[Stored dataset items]
-=-=-=-=-

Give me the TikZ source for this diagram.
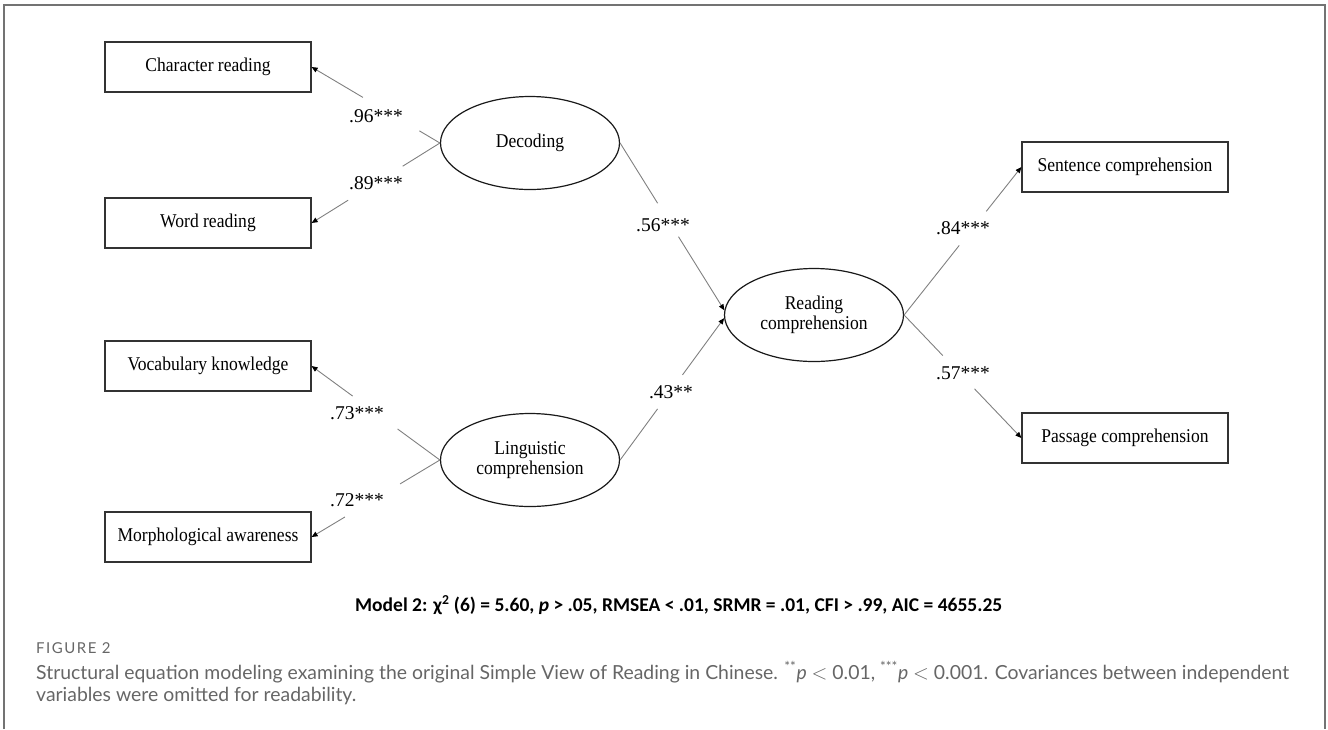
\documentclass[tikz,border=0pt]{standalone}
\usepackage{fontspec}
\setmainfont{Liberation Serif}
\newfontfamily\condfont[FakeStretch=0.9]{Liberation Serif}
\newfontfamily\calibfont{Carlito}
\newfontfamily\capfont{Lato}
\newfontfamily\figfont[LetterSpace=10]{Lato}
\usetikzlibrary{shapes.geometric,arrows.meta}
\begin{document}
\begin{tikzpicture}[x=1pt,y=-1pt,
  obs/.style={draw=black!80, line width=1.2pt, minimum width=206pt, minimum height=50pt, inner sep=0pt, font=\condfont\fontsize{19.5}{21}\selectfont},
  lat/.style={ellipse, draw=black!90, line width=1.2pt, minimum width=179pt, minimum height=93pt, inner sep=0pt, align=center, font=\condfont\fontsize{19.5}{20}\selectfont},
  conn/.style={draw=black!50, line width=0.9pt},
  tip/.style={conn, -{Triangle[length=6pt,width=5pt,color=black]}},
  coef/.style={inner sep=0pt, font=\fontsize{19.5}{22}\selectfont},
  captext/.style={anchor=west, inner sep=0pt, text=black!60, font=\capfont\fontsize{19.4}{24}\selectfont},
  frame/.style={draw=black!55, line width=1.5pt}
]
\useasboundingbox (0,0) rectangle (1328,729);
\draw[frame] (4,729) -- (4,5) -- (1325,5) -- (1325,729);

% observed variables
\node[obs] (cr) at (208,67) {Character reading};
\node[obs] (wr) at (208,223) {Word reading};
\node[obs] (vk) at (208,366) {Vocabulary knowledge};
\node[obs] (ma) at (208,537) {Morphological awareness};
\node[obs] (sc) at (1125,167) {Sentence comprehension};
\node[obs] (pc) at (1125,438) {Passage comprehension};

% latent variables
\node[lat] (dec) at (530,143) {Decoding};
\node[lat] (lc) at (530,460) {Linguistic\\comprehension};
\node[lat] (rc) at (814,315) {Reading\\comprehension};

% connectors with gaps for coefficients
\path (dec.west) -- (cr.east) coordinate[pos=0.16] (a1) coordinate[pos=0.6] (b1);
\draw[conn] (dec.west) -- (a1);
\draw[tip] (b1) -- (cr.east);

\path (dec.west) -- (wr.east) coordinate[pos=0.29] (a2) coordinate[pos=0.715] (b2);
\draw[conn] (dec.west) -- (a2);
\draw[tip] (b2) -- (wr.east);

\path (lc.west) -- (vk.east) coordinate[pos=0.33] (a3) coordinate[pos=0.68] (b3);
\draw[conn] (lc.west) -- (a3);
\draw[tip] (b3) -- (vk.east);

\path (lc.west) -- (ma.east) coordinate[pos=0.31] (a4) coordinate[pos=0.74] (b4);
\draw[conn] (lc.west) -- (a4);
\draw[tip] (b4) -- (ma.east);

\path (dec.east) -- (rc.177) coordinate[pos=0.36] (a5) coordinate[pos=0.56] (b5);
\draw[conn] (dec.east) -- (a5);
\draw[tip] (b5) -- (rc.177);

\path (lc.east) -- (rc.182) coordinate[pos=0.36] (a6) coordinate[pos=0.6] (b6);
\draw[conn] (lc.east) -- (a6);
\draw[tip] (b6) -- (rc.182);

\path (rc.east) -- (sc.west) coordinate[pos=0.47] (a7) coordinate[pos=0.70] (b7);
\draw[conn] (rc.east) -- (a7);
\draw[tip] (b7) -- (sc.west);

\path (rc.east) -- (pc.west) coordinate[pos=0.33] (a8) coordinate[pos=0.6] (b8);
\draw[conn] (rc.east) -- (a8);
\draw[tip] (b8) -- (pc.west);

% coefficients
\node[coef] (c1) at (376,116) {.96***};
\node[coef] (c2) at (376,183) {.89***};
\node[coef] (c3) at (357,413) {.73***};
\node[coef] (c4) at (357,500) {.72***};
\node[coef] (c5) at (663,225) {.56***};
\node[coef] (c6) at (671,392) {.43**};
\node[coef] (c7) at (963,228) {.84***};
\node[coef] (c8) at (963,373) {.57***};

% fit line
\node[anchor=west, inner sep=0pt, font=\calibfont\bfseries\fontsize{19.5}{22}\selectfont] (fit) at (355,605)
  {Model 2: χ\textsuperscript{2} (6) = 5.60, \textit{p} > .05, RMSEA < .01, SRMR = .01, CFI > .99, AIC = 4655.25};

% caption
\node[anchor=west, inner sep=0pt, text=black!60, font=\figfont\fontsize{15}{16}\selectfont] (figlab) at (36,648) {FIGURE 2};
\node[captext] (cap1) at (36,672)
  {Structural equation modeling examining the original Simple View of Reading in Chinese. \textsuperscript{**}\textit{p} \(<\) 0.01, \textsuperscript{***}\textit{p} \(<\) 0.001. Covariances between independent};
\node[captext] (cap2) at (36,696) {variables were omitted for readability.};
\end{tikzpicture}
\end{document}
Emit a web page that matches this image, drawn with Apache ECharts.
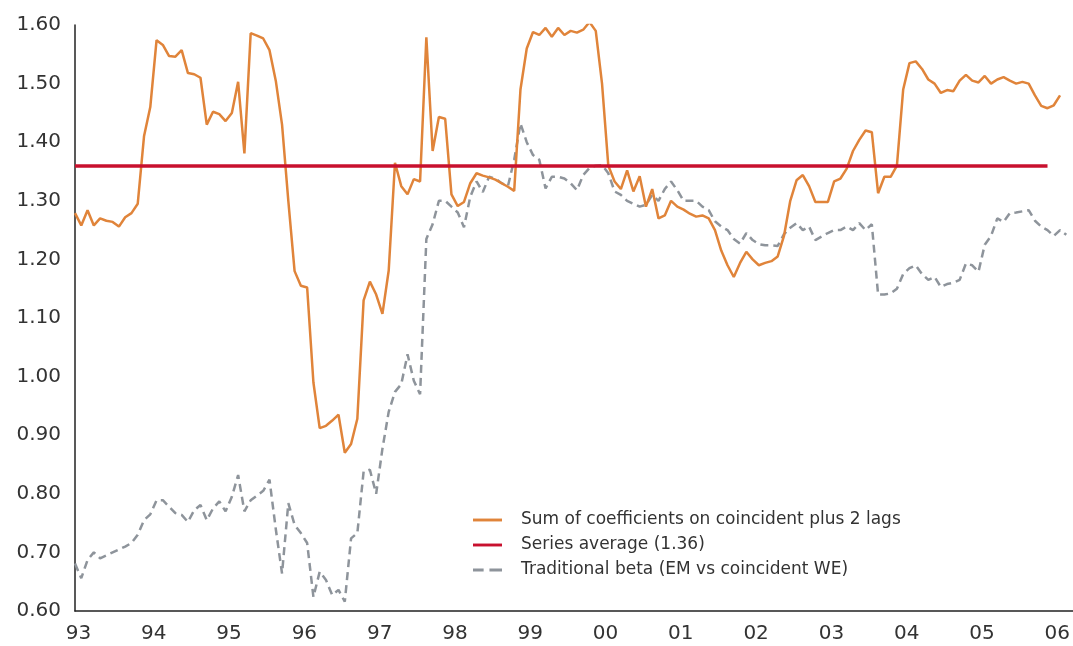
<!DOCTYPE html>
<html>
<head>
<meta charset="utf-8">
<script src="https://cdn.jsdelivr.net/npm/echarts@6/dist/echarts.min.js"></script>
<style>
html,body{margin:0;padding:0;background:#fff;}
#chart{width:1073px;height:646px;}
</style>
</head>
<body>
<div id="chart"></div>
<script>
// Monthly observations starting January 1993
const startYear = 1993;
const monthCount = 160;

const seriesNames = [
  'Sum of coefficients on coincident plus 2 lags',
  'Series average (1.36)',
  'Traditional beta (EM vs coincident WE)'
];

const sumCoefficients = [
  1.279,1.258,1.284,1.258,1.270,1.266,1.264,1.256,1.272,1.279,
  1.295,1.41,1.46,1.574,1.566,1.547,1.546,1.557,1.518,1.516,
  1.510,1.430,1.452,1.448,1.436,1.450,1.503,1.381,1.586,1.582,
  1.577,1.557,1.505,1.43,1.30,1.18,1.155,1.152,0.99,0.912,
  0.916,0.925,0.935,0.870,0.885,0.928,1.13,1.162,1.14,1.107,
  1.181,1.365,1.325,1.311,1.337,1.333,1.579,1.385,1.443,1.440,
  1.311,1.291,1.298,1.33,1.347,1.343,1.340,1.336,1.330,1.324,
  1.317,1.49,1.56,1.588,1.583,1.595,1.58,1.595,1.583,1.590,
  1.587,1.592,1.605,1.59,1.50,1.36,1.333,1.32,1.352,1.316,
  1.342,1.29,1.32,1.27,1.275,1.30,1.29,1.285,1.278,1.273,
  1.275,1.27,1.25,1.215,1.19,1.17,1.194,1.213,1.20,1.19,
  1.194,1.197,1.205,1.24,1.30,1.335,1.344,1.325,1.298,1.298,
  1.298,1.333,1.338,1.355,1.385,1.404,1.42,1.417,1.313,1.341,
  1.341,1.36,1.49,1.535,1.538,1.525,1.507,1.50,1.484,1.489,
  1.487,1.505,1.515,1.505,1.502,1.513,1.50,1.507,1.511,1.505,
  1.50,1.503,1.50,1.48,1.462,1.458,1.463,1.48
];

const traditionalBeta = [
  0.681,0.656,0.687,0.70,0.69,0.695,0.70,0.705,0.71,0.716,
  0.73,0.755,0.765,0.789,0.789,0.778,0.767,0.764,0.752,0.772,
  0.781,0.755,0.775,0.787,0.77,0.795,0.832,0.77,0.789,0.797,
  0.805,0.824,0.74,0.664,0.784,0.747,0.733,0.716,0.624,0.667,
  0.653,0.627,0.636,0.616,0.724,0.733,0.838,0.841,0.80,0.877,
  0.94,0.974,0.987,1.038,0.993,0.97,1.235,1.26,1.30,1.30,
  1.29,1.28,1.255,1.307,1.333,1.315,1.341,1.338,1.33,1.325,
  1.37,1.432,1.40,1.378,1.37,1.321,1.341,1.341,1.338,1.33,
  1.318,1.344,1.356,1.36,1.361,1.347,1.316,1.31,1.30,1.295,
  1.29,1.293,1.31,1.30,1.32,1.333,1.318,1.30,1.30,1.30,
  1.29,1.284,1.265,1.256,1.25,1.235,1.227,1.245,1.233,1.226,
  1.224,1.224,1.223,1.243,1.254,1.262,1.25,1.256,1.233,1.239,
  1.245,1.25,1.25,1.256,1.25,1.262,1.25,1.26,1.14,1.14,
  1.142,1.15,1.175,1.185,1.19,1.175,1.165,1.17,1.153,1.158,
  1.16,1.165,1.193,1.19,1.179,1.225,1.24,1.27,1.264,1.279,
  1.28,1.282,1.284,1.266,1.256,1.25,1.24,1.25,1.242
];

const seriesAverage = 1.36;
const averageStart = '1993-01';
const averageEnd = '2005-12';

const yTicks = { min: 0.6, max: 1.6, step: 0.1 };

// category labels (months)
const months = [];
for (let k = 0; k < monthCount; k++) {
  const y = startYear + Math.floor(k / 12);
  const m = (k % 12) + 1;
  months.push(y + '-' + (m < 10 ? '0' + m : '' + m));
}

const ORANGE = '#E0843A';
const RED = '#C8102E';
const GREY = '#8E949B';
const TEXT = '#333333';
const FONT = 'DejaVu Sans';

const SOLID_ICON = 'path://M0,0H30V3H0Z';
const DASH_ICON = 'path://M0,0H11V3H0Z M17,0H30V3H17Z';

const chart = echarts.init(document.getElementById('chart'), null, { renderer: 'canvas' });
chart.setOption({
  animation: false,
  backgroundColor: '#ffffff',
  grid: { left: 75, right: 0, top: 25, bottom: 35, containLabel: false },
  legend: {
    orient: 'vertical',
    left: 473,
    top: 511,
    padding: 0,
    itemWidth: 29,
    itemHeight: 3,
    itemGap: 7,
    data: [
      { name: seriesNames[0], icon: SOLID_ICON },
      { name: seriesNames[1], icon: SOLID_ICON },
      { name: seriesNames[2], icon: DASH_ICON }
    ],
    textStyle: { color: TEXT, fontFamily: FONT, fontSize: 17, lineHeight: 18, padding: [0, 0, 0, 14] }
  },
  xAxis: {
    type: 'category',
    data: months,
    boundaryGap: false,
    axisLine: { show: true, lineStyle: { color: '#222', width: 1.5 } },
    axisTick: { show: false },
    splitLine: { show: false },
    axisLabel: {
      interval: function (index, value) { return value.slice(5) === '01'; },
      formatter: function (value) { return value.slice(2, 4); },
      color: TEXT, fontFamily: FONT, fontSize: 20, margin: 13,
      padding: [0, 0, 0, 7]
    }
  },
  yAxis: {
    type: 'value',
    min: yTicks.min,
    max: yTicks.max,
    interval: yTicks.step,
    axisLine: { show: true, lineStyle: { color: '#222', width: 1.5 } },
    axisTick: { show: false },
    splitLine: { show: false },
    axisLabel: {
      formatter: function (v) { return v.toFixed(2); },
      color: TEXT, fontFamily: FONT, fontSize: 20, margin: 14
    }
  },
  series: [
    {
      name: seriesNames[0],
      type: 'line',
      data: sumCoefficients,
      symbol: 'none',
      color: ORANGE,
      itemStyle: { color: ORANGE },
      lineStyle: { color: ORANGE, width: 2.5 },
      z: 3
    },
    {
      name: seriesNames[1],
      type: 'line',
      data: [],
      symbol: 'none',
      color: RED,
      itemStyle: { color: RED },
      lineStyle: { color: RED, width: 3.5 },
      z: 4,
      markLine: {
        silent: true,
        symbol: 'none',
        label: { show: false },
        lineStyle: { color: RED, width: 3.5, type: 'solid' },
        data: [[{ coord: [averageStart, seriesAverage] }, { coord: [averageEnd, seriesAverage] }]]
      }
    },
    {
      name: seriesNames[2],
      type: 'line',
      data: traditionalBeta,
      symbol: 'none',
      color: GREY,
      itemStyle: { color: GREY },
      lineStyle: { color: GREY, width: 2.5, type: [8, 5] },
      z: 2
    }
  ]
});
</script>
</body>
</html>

-=-=-=-=-

• [WORK TO BE COMPLETED] Read the entries above, then pull out the lines that include "this".

• [THE REPLY]
Give me the TikZ source for this diagram.
Emit a web page that matches this image, drawn with Apache ECharts.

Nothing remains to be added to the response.